Here’s a number worth sitting with: retail investors in the $TRUMP meme coin have lost somewhere between $4 billion and $4.5 billion since the token launched in January 2025. That’s not a rounding error. That’s roughly the economic output of a small island nation, evaporating mostly from the wallets of ordinary people who bought into the hype.
Meanwhile, Trump and his associated entities reportedly collected over $1.4 billion in royalties, licensing fees, and token sales during that same period. The math is uncomfortable.
A very short rise and a very long fall
$TRUMP launched in January 2025, and for a moment, it looked like something. The token hit a market cap of approximately $15 billion and a price near $72. By mid-2026, that market cap had collapsed to around $400 million, a decline of more than 90% from peak.
Between 764,000 and 1.48 million wallets are now sitting in the red, according to research findings on the token’s distribution. Insiders connected to Trump-linked entities captured an estimated $1.1 billion to $1.2 billion in gains by exiting positions before the broader collapse. Trump himself earned approximately $635 million in royalties and licensing from $TRUMP, plus over $500 million from related token sales.
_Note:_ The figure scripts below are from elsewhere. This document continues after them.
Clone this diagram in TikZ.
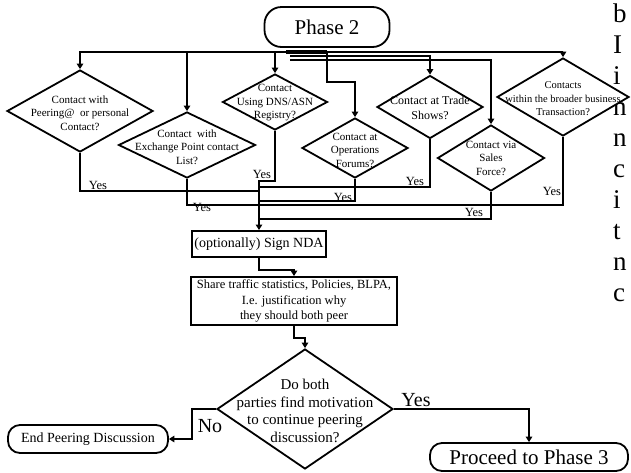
\documentclass[tikz,border=0pt]{standalone}
\usepackage{fontspec}
\setmainfont{Liberation Serif}
\usetikzlibrary{shapes.geometric,arrows.meta}
\begin{document}
\begin{tikzpicture}[x=1pt,y=-1pt,
  conn/.style={line width=1.8pt, line join=miter},
  arr/.style={conn,-{Triangle[length=5.5pt,width=6.5pt]}},
  dia/.style={draw, diamond, fill=white, inner sep=0pt, line width=1.8pt},
  dtext/.style={align=center, font=\fontsize{11}{13.5}\selectfont, inner sep=0pt},
  term/.style={draw, rounded corners=12pt, fill=white, inner sep=0pt, line width=1.8pt},
  boxs/.style={draw, fill=white, inner sep=0pt, line width=2pt, align=center},
  ylab/.style={font=\fontsize{12.5}{14}\selectfont, inner sep=0pt},
  biglab/.style={font=\fontsize{20}{22}\selectfont, inner sep=0pt},
  bglet/.style={font=\fontsize{27}{30}\selectfont, anchor=base west, inner sep=0pt}
]
\useasboundingbox (0,0) rectangle (631,472);
\fill[white] (0,0) rectangle (631,472);

% clipped letters at the right edge
\foreach \l [count=\i from 0] in {b,I,i,n,n,c,i,t,n,c}
  \node[bglet] (bg\i) at (613,{22+31*\i}) {\l};

% start terminator
\node[term, rounded corners=17pt, minimum width=125pt, minimum height=40pt,
      font=\fontsize{21}{24}\selectfont] (p2) at (327,27) {Phase 2};

% Yes labels (drawn below the connectors)
\node[ylab] (y1) at (98,185) {Yes};
\node[ylab] (y2) at (202,207) {Yes};
\node[ylab] (y3) at (262,174) {Yes};
\node[ylab] (y4) at (343,197) {Yes};
\node[ylab] (y5) at (415,181) {Yes};
\node[ylab] (y6) at (474,212) {Yes};
\node[ylab] (y7) at (552,191) {Yes};

% decision diamonds
\node[dia, minimum width=146pt, minimum height=82pt] (d1) at (80,111) {};
\node[dia, minimum width=137pt, minimum height=66pt] (d2) at (187,145) {};
\node[dia, minimum width=105pt, minimum height=56pt] (d3) at (275,102) {};
\node[dia, minimum width=106pt, minimum height=60pt] (d4) at (355,148) {};
\node[dia, minimum width=106pt, minimum height=63pt] (d5) at (430,107) {};
\node[dia, minimum width=107pt, minimum height=66pt] (d6) at (491,158) {};
\node[dia, minimum width=132pt, minimum height=78pt] (d7) at (563,97) {};

\node[dtext] (t1) at (80,113) {Contact with\\Peering@\ \ or personal\\Contact?};
\node[dtext] (t2) at (187,147) {Contact\ \ with\\Exchange Point contact\\List?};
\node[dtext] (t3) at (275,103) {Contact\\Using DNS/ASN\\Registry?};
\node[dtext] (t4) at (355,150) {Contact at\\Operations\\Forums?};
\node[dtext, font=\fontsize{12}{14.5}\selectfont] (t5) at (430,108) {Contact at Trade\\Shows?};
\node[dtext] (t6) at (491,158) {Contact via\\Sales\\Force?};
\node[dtext, font=\fontsize{10.5}{13.5}\selectfont] (t7) at (563,99) {Contacts\\within the broader business\\Transaction?};

% branches from Phase 2
\coordinate (hub) at (327,52);
\coordinate (hub4) at (327,82);
\coordinate (h5) at (290,56);
\coordinate (h6) at (290,60);
\coordinate (h7) at (290,52);
\draw[line width=4pt] (286,52) -- (hub);
\draw[arr] (hub) -| (d1.north);
\draw[arr] (d2.north |- hub) -- (d2.north);
\draw[arr] (d3.north |- hub) -- (d3.north);
\draw[arr] (hub) -- (hub4) -| (d4.north);
\draw[arr] (h5) -| (d5.north);
\draw[arr] (h6) -| (d6.north);
\draw[arr, line width=1.3pt] (h7) -| (d7.north);

% process boxes
\node[boxs, minimum width=134pt, minimum height=26pt,
      font=\fontsize{14}{16}\selectfont] (nda) at (259,244) {(optionally) Sign NDA};
\node[boxs, minimum width=206pt, minimum height=48pt,
      font=\fontsize{12.5}{15.5}\selectfont] (share) at (294,301)
      {Share traffic statistics, Policies, BLPA,\\I.e. justification why\\they should both peer};

% Yes connectors into the main line
\coordinate (j1) at (259,191);
\coordinate (j2) at (259,205);
\coordinate (j4) at (259,201);
\coordinate (j5) at (259,187);
\coordinate (j6) at (259,219);
\coordinate (j7) at (259,205);
\draw[conn] (d1.south) |- (j1);
\draw[conn] (d2.south) |- (j2);
\draw[conn] (d4.south) |- (j4);
\draw[conn] (d5.south) |- (j5);
\draw[conn] (d6.south) |- (j6);
\draw[conn] (d7.south) |- (j7);
\draw[arr] (d3.south) -- ++(0,50) -| (nda.north);

% lower part
\node[dia, minimum width=176pt, minimum height=120pt] (dd) at (305,409) {};
\node[dtext, font=\fontsize{15}{17.5}\selectfont] (ddt) at (305,411)
  {Do both\\parties find motivation\\to continue peering\\discussion?};
\node[term, minimum width=160pt, minimum height=28pt,
      font=\fontsize{14}{16}\selectfont] (endp) at (88,439) {End Peering Discussion};
\node[term, minimum width=198pt, minimum height=28pt,
      font=\fontsize{21}{24}\selectfont] (proc) at (529,457) {Proceed to Phase 3};

\draw[arr] (nda.south) -- ++(0,12) -| (share.north);
\draw[arr] (share.south) -- ++(0,12) -| (dd.north);
\draw[arr] (dd.east) -| (proc.north);
\draw[arr] (dd.west) -- ++(-24,0) |- (endp.east);
\node[biglab] (yes) at (416,400) {Yes};
\node[biglab] (no) at (210,426) {No};
\end{tikzpicture}
\end{document}
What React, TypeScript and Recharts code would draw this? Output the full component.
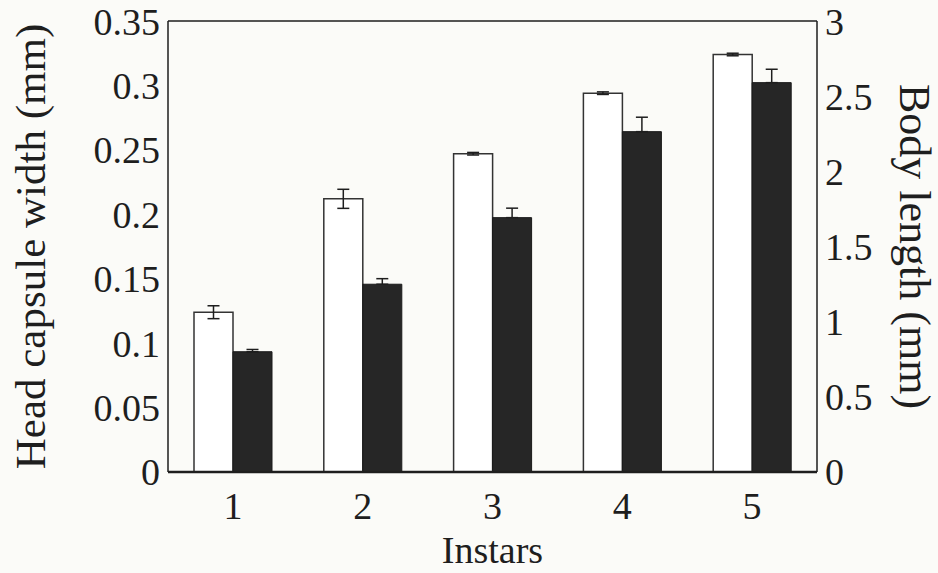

Exclusive dinners and the mechanics of hype
The $TRUMP ecosystem wasn’t just a coin. It came with perks. Exclusive dinners for top token holders were held at a Virginia golf club in May 2025 and at Mar-a-Lago in April 2026, promoted through Trump-linked websites.
World Liberty Financial, another Trump-connected crypto venture, hasn’t escaped the turbulence either. Its WLFI governance tokens depreciated roughly 33% during certain periods.
What this means for retail crypto investors
The losses from $TRUMP are already informing conversations about whether tokens tied to political figures should face additional disclosure requirements or outright restrictions. The existing regulatory framework wasn’t designed with presidential meme coins in mind, and the gap between what happened here and what current rules could have prevented is significant.